Once again, Iran’s Islamic Revolutionary Guard Corps crossed a clear line and fired missiles at commercial ships in the Strait of Hormuz. U.S. officials say at least two missiles struck merchant vessels, including the Qatari LNG carrier Al Rekayyat, which took a hit near its engine room and caught fire. The crew is reported safe, but the message from Tehran was loud and ugly: it thinks it can bully global shipping and test President Donald Trump’s resolve.
What happened in the Strait of Hormuz
Maritime authorities and U.S. officials say one tanker reported being struck while transiting about eight nautical miles east of Limah, Oman. The UKMTO notice described a port-side hit that sparked an engine-room fire. Security feeds and ship-tracking sources flagged at least two vessels hit, and analysts classified the weapons used as missiles. No fatalities were reported, but this was a direct attack on commercial vessels and a blatant breach of the ceasefire arrangement that had briefly calmed the waterway.
Why the missile attack matters
The Strait of Hormuz is one of the world’s most important energy chokepoints. A single missile attack on an LNG carrier or oil tanker raises insurance costs, snarls shipping routes, and pushes energy prices up. Beyond markets, the attack threatens freedom of navigation — a basic rule that keeps trade flowing. Iran’s IRGC is making a deliberate choice to disrupt global commerce and to see whether the Trump administration will tolerate it. Spoiler: toleration would be a mistake.
What the U.S. should do — and why firmness wins
President Donald Trump’s administration must answer with strength, not speeches. That means protecting commercial traffic with decisive naval measures, working with Gulf partners for escorts and intelligence, and hitting IRGC missile and drone platforms that enable attacks. If the goal is to keep the Strait open and deter future strikes, half-measures and endless negotiations will only invite more attacks. Iran understands power. It responds to it. Diplomacy without muscle is theater.
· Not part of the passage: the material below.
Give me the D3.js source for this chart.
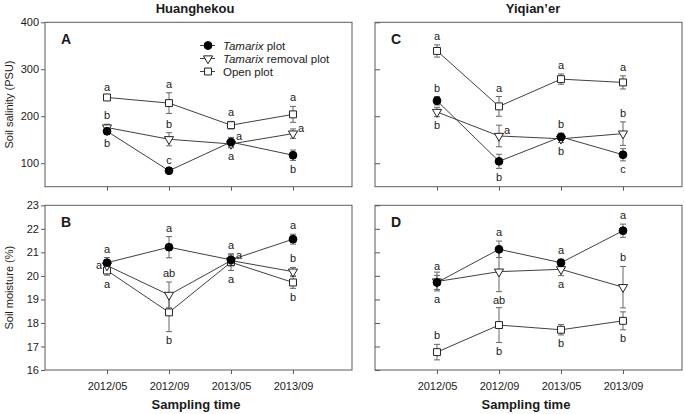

Make no mistake: attacks on merchant ships are attacks on global stability. The Al Rekayyat was lucky this time; markets were warned and crews survived. If the U.S. fails to translate outrage into clear action, the Strait of Hormuz will become a lottery for insurers and a liability for the global economy. The Trump administration has shown a willingness to act before. Now is the moment to prove that Tehran’s missiles will cost Iran dearly — and that freedom of navigation is not negotiable.